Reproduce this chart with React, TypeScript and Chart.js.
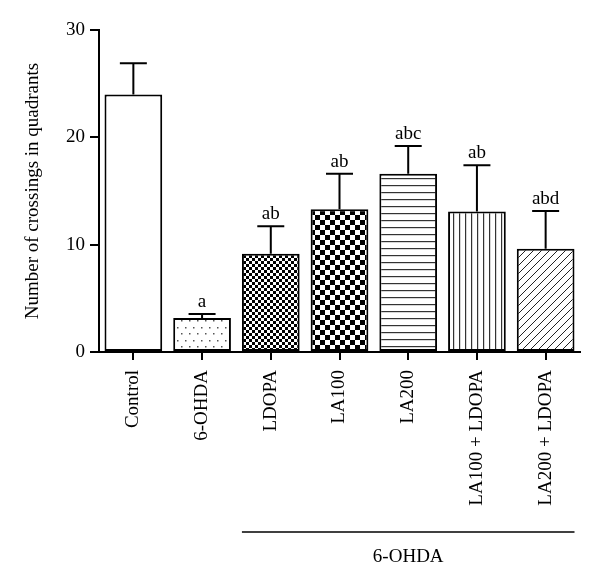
import React, { useEffect, useRef } from "react";
import { Chart, registerables } from "chart.js";

Chart.register(...registerables);

const categories = ["Control", "6-OHDA", "LDOPA", "LA100", "LA200", "LA100 + LDOPA", "LA200 + LDOPA"];
const means = [24.0, 3.17, 9.16, 13.3, 16.6, 13.1, 9.63];
const sems = [2.9, 0.37, 2.55, 3.3, 2.6, 4.3, 3.5];
const letters = ["", "a", "ab", "ab", "abc", "ab", "abd"];
const yTicks = [0, 10, 20, 30];
const groupLabel = "6-OHDA";
const groupStart = 2;
const groupEnd = 6;

const FONT = "'Liberation Serif', 'DejaVu Serif', serif";

function makePattern(w: number, h: number, draw: (ctx: CanvasRenderingContext2D) => void) {
  const c = document.createElement("canvas");
  c.width = w;
  c.height = h;
  const ctx = c.getContext("2d")!;
  ctx.fillStyle = "#fff";
  ctx.fillRect(0, 0, w, h);
  draw(ctx);
  return ctx.createPattern(c, "repeat")!;
}

function buildFills() {
  const white = "#ffffff";
  const dots = makePattern(8, 13, (ctx) => {
    ctx.fillStyle = "#555";
    ctx.fillRect(1, 2, 1.5, 1.5);
    ctx.fillRect(5, 8, 1.5, 1.5);
  });
  const fineCheck = makePattern(6, 6, (ctx) => {
    ctx.fillStyle = "#000";
    ctx.fillRect(0, 0, 3, 3);
    ctx.fillRect(3, 3, 3, 3);
  });
  const coarseCheck = makePattern(10, 10, (ctx) => {
    ctx.fillStyle = "#000";
    ctx.fillRect(0, 0, 5, 5);
    ctx.fillRect(5, 5, 5, 5);
  });
  const hLines = makePattern(7, 7, (ctx) => {
    ctx.fillStyle = "#333";
    ctx.fillRect(0, 3, 7, 1.2);
  });
  const vLines = makePattern(6, 6, (ctx) => {
    ctx.fillStyle = "#333";
    ctx.fillRect(3, 0, 1.2, 6);
  });
  const diag = makePattern(8, 8, (ctx) => {
    ctx.strokeStyle = "#222";
    ctx.lineWidth = 1;
    ctx.beginPath();
    ctx.moveTo(-1, 9);
    ctx.lineTo(9, -1);
    ctx.moveTo(-1, 1);
    ctx.lineTo(1, -1);
    ctx.moveTo(7, 9);
    ctx.lineTo(9, 7);
    ctx.stroke();
  });
  return [white, dots, fineCheck, coarseCheck, hLines, vLines, diag];
}

const errorBarPlugin = {
  id: "errorBars",
  afterDatasetsDraw(chart: any) {
    const ctx = chart.ctx;
    const xs = chart.scales.x;
    const ys = chart.scales.y;
    ctx.save();
    ctx.strokeStyle = "#000";
    ctx.lineWidth = 2;
    ctx.fillStyle = "#000";
    ctx.font = `19px ${FONT}`;
    ctx.textAlign = "center";
    ctx.textBaseline = "alphabetic";
    means.forEach((m, i) => {
      const x = xs.getPixelForValue(i);
      const y0 = ys.getPixelForValue(m);
      const y1 = ys.getPixelForValue(m + sems[i]);
      ctx.beginPath();
      ctx.moveTo(x, y0);
      ctx.lineTo(x, y1);
      ctx.moveTo(x - 13.5, y1);
      ctx.lineTo(x + 13.5, y1);
      ctx.stroke();
      if (letters[i]) ctx.fillText(letters[i], x, y1 - 7);
    });
    ctx.restore();
  },
  afterDraw(chart: any) {
    const ctx = chart.ctx;
    const xs = chart.scales.x;
    const meta = chart.getDatasetMeta(0);
    const half = meta.data[0].width / 2;
    const x1 = xs.getPixelForValue(groupStart) - half;
    const x2 = xs.getPixelForValue(groupEnd) + half;
    const yLine = chart.height - 56;
    ctx.save();
    ctx.strokeStyle = "#000";
    ctx.lineWidth = 1.5;
    ctx.beginPath();
    ctx.moveTo(x1, yLine);
    ctx.lineTo(x2, yLine);
    ctx.stroke();
    ctx.fillStyle = "#000";
    ctx.font = `19px ${FONT}`;
    ctx.textAlign = "center";
    ctx.textBaseline = "middle";
    ctx.fillText(groupLabel, (x1 + x2) / 2, yLine + 25);
    ctx.restore();
  },
};

export default function App() {
  const ref = useRef<HTMLCanvasElement>(null);
  useEffect(() => {
    const canvas = ref.current!;
    const fills = buildFills();
    const chart = new Chart(canvas, {
      type: "bar",
      data: {
        labels: categories,
        datasets: [
          {
            data: means,
            backgroundColor: fills as any,
            borderColor: "#000",
            borderWidth: 2,
            borderSkipped: false,
            categoryPercentage: 1,
            barPercentage: 0.84,
          },
        ],
      },
      options: {
        animation: false,
        responsive: false,
        devicePixelRatio: 1,
        layout: { padding: { top: 30, right: 20, left: 0, bottom: 0 } },
        plugins: { legend: { display: false }, tooltip: { enabled: false } },
        scales: {
          x: {
            offset: true,
            afterFit: (s: any) => {
              s.height = 236;
            },
            grid: {
              offset: false,
              drawOnChartArea: false,
              drawTicks: true,
              tickLength: 8,
              color: "#000",
              lineWidth: 2,
            },
            border: { color: "#000", width: 2 },
            ticks: {
              color: "#000",
              font: { family: FONT, size: 19 },
              minRotation: 90,
              maxRotation: 90,
              padding: 10,
              autoSkip: false,
            },
          },
          y: {
            min: 0,
            max: 30,
            afterFit: (s: any) => {
              s.width = 99;
            },
            afterBuildTicks: (s: any) => {
              s.ticks = yTicks.map((v) => ({ value: v }));
            },
            grid: {
              drawOnChartArea: false,
              drawTicks: true,
              tickLength: 9,
              color: "#000",
              lineWidth: 2,
            },
            border: { color: "#000", width: 2 },
            ticks: {
              color: "#000",
              font: { family: FONT, size: 19 },
              padding: 5,
            },
            title: {
              display: true,
              text: "Number of crossings in quadrants",
              color: "#000",
              font: { family: FONT, size: 19 },
              padding: { top: 22, bottom: 0 },
            },
          },
        },
      },
      plugins: [errorBarPlugin],
    });
    return () => chart.destroy();
  }, []);
  return (
    <div style={{ position: "fixed", left: 0, top: 0, width: 600, height: 588, background: "#fff" }}>
      <canvas ref={ref} width={600} height={588} />
    </div>
  );
}
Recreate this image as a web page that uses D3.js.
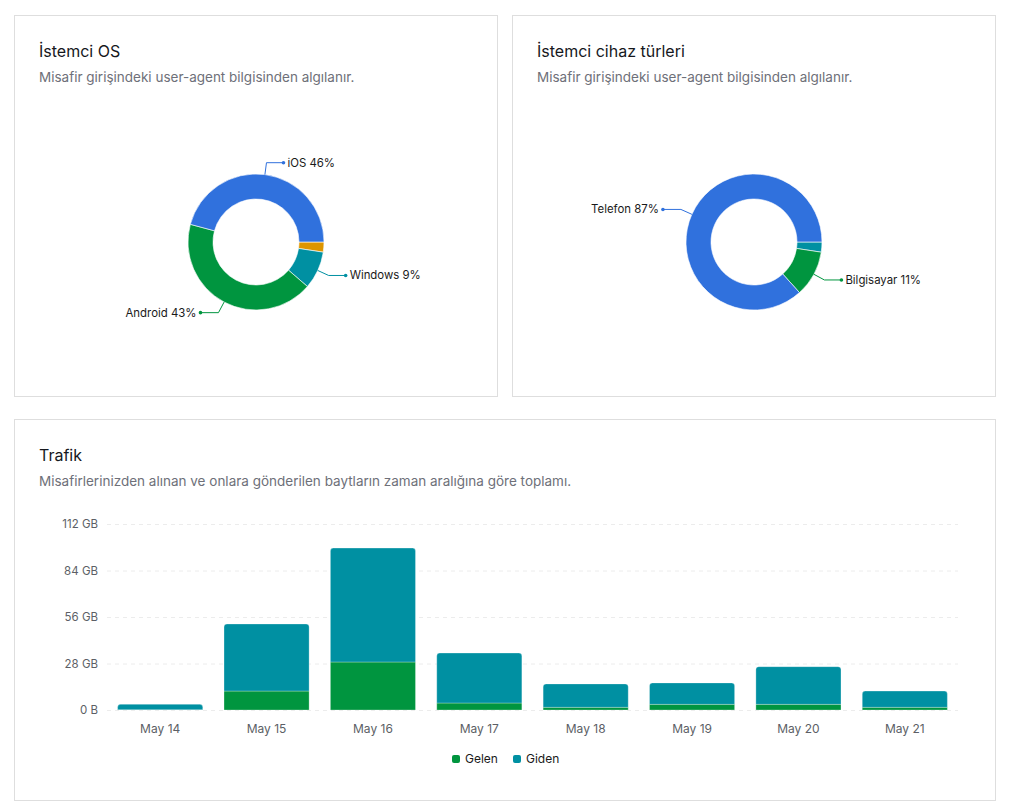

****************************************

• WRITTEN INSTRUCTION
In the listing above, locate each line with "React" and copy it.

• SOLUTION TO THE PROBLEM
Reproduce this chart with React, TypeScript and Chart.js.
import React, { useEffect, useRef } from "react";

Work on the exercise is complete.